GIVEN EXERCISE: Write out the listing below exactly, and omit any images you find in it.

MATERIAL PROVIDED:
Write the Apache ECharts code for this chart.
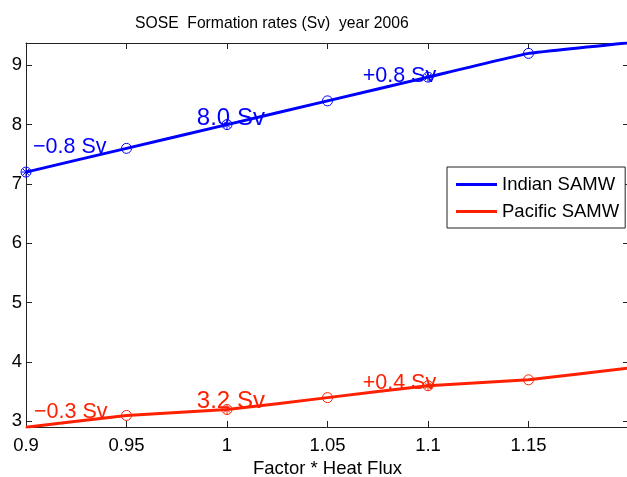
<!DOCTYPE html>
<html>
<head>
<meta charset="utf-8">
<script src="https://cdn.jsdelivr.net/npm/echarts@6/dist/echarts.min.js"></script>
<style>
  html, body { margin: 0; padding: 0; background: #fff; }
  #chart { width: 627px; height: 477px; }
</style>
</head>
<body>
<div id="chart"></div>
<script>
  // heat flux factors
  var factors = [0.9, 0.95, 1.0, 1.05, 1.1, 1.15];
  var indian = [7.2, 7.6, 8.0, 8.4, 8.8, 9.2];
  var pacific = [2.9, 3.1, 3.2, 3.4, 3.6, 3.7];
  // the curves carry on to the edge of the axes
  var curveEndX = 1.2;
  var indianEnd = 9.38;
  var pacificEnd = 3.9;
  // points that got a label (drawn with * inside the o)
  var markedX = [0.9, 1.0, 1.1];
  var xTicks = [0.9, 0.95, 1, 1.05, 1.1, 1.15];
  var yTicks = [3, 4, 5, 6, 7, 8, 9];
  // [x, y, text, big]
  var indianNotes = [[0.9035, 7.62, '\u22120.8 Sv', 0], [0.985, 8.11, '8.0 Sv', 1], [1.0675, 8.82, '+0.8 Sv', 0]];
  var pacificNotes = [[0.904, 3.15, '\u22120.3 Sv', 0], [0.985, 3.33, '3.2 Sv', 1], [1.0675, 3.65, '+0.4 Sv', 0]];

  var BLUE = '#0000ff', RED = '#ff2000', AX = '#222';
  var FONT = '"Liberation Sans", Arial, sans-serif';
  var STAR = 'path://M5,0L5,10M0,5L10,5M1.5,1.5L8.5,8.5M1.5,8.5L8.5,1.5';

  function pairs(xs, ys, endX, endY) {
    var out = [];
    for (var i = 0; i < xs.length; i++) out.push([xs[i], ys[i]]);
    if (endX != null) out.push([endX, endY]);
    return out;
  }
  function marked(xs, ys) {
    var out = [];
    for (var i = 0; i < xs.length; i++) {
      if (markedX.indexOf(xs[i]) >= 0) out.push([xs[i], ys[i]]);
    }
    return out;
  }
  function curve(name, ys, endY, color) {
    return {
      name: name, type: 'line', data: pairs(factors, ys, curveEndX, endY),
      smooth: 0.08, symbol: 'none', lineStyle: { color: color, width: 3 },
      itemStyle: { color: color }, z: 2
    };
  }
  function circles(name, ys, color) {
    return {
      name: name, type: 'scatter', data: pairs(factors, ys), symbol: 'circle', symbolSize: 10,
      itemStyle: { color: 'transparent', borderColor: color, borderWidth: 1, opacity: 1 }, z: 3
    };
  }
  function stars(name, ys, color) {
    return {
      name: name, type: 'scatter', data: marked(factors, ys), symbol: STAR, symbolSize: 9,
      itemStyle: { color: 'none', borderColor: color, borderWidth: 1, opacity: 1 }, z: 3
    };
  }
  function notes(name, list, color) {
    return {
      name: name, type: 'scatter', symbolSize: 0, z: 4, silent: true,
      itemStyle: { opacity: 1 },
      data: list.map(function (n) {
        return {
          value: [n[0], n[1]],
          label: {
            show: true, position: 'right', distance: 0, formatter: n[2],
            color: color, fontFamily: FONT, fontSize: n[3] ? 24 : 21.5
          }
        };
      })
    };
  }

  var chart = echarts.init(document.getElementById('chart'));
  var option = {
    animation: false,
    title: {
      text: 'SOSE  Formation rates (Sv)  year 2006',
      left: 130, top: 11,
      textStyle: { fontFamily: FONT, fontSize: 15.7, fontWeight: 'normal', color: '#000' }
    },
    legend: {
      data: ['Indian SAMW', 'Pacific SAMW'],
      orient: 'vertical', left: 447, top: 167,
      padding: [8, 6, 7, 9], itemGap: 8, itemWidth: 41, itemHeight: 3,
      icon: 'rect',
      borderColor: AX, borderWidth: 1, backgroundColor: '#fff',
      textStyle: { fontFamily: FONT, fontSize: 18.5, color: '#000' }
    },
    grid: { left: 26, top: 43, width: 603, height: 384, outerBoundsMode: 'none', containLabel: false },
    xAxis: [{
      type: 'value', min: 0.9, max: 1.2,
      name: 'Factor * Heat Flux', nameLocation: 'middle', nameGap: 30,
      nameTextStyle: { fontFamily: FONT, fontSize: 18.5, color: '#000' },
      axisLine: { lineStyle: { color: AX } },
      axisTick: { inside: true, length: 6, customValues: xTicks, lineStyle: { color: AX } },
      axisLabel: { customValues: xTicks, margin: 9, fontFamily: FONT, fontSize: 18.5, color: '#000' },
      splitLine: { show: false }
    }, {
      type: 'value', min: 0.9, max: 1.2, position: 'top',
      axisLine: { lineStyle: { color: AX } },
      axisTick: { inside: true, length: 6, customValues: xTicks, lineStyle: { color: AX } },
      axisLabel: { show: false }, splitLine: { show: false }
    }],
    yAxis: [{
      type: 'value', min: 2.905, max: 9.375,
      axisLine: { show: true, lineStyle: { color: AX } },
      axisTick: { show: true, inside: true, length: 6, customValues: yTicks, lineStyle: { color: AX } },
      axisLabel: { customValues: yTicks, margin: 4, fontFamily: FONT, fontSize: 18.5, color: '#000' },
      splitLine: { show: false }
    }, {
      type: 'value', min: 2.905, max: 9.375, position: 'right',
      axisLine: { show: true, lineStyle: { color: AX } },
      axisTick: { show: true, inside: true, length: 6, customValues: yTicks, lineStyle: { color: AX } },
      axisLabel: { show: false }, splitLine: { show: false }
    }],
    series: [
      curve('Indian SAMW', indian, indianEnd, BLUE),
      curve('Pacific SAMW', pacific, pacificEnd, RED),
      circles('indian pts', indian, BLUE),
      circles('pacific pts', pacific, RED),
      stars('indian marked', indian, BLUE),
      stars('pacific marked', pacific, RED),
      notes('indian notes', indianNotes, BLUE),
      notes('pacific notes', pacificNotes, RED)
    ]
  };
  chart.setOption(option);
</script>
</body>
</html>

EXERCISE RESPONSE:
Write the Apache ECharts code for this chart.
<!DOCTYPE html>
<html>
<head>
<meta charset="utf-8">
<script src="https://cdn.jsdelivr.net/npm/echarts@6/dist/echarts.min.js"></script>
<style>
  html, body { margin: 0; padding: 0; background: #fff; }
  #chart { width: 627px; height: 477px; }
</style>
</head>
<body>
<div id="chart"></div>
<script>
  // heat flux factors
  var factors = [0.9, 0.95, 1.0, 1.05, 1.1, 1.15];
  var indian = [7.2, 7.6, 8.0, 8.4, 8.8, 9.2];
  var pacific = [2.9, 3.1, 3.2, 3.4, 3.6, 3.7];
  // the curves carry on to the edge of the axes
  var curveEndX = 1.2;
  var indianEnd = 9.38;
  var pacificEnd = 3.9;
  // points that got a label (drawn with * inside the o)
  var markedX = [0.9, 1.0, 1.1];
  var xTicks = [0.9, 0.95, 1, 1.05, 1.1, 1.15];
  var yTicks = [3, 4, 5, 6, 7, 8, 9];
  // [x, y, text, big]
  var indianNotes = [[0.9035, 7.62, '\u22120.8 Sv', 0], [0.985, 8.11, '8.0 Sv', 1], [1.0675, 8.82, '+0.8 Sv', 0]];
  var pacificNotes = [[0.904, 3.15, '\u22120.3 Sv', 0], [0.985, 3.33, '3.2 Sv', 1], [1.0675, 3.65, '+0.4 Sv', 0]];

  var BLUE = '#0000ff', RED = '#ff2000', AX = '#222';
  var FONT = '"Liberation Sans", Arial, sans-serif';
  var STAR = 'path://M5,0L5,10M0,5L10,5M1.5,1.5L8.5,8.5M1.5,8.5L8.5,1.5';

  function pairs(xs, ys, endX, endY) {
    var out = [];
    for (var i = 0; i < xs.length; i++) out.push([xs[i], ys[i]]);
    if (endX != null) out.push([endX, endY]);
    return out;
  }
  function marked(xs, ys) {
    var out = [];
    for (var i = 0; i < xs.length; i++) {
      if (markedX.indexOf(xs[i]) >= 0) out.push([xs[i], ys[i]]);
    }
    return out;
  }
  function curve(name, ys, endY, color) {
    return {
      name: name, type: 'line', data: pairs(factors, ys, curveEndX, endY),
      smooth: 0.08, symbol: 'none', lineStyle: { color: color, width: 3 },
      itemStyle: { color: color }, z: 2
    };
  }
  function circles(name, ys, color) {
    return {
      name: name, type: 'scatter', data: pairs(factors, ys), symbol: 'circle', symbolSize: 10,
      itemStyle: { color: 'transparent', borderColor: color, borderWidth: 1, opacity: 1 }, z: 3
    };
  }
  function stars(name, ys, color) {
    return {
      name: name, type: 'scatter', data: marked(factors, ys), symbol: STAR, symbolSize: 9,
      itemStyle: { color: 'none', borderColor: color, borderWidth: 1, opacity: 1 }, z: 3
    };
  }
  function notes(name, list, color) {
    return {
      name: name, type: 'scatter', symbolSize: 0, z: 4, silent: true,
      itemStyle: { opacity: 1 },
      data: list.map(function (n) {
        return {
          value: [n[0], n[1]],
          label: {
            show: true, position: 'right', distance: 0, formatter: n[2],
            color: color, fontFamily: FONT, fontSize: n[3] ? 24 : 21.5
          }
        };
      })
    };
  }

  var chart = echarts.init(document.getElementById('chart'));
  var option = {
    animation: false,
    title: {
      text: 'SOSE  Formation rates (Sv)  year 2006',
      left: 130, top: 11,
      textStyle: { fontFamily: FONT, fontSize: 15.7, fontWeight: 'normal', color: '#000' }
    },
    legend: {
      data: ['Indian SAMW', 'Pacific SAMW'],
      orient: 'vertical', left: 447, top: 167,
      padding: [8, 6, 7, 9], itemGap: 8, itemWidth: 41, itemHeight: 3,
      icon: 'rect',
      borderColor: AX, borderWidth: 1, backgroundColor: '#fff',
      textStyle: { fontFamily: FONT, fontSize: 18.5, color: '#000' }
    },
    grid: { left: 26, top: 43, width: 603, height: 384, outerBoundsMode: 'none', containLabel: false },
    xAxis: [{
      type: 'value', min: 0.9, max: 1.2,
      name: 'Factor * Heat Flux', nameLocation: 'middle', nameGap: 30,
      nameTextStyle: { fontFamily: FONT, fontSize: 18.5, color: '#000' },
      axisLine: { lineStyle: { color: AX } },
      axisTick: { inside: true, length: 6, customValues: xTicks, lineStyle: { color: AX } },
      axisLabel: { customValues: xTicks, margin: 9, fontFamily: FONT, fontSize: 18.5, color: '#000' },
      splitLine: { show: false }
    }, {
      type: 'value', min: 0.9, max: 1.2, position: 'top',
      axisLine: { lineStyle: { color: AX } },
      axisTick: { inside: true, length: 6, customValues: xTicks, lineStyle: { color: AX } },
      axisLabel: { show: false }, splitLine: { show: false }
    }],
    yAxis: [{
      type: 'value', min: 2.905, max: 9.375,
      axisLine: { show: true, lineStyle: { color: AX } },
      axisTick: { show: true, inside: true, length: 6, customValues: yTicks, lineStyle: { color: AX } },
      axisLabel: { customValues: yTicks, margin: 4, fontFamily: FONT, fontSize: 18.5, color: '#000' },
      splitLine: { show: false }
    }, {
      type: 'value', min: 2.905, max: 9.375, position: 'right',
      axisLine: { show: true, lineStyle: { color: AX } },
      axisTick: { show: true, inside: true, length: 6, customValues: yTicks, lineStyle: { color: AX } },
      axisLabel: { show: false }, splitLine: { show: false }
    }],
    series: [
      curve('Indian SAMW', indian, indianEnd, BLUE),
      curve('Pacific SAMW', pacific, pacificEnd, RED),
      circles('indian pts', indian, BLUE),
      circles('pacific pts', pacific, RED),
      stars('indian marked', indian, BLUE),
      stars('pacific marked', pacific, RED),
      notes('indian notes', indianNotes, BLUE),
      notes('pacific notes', pacificNotes, RED)
    ]
  };
  chart.setOption(option);
</script>
</body>
</html>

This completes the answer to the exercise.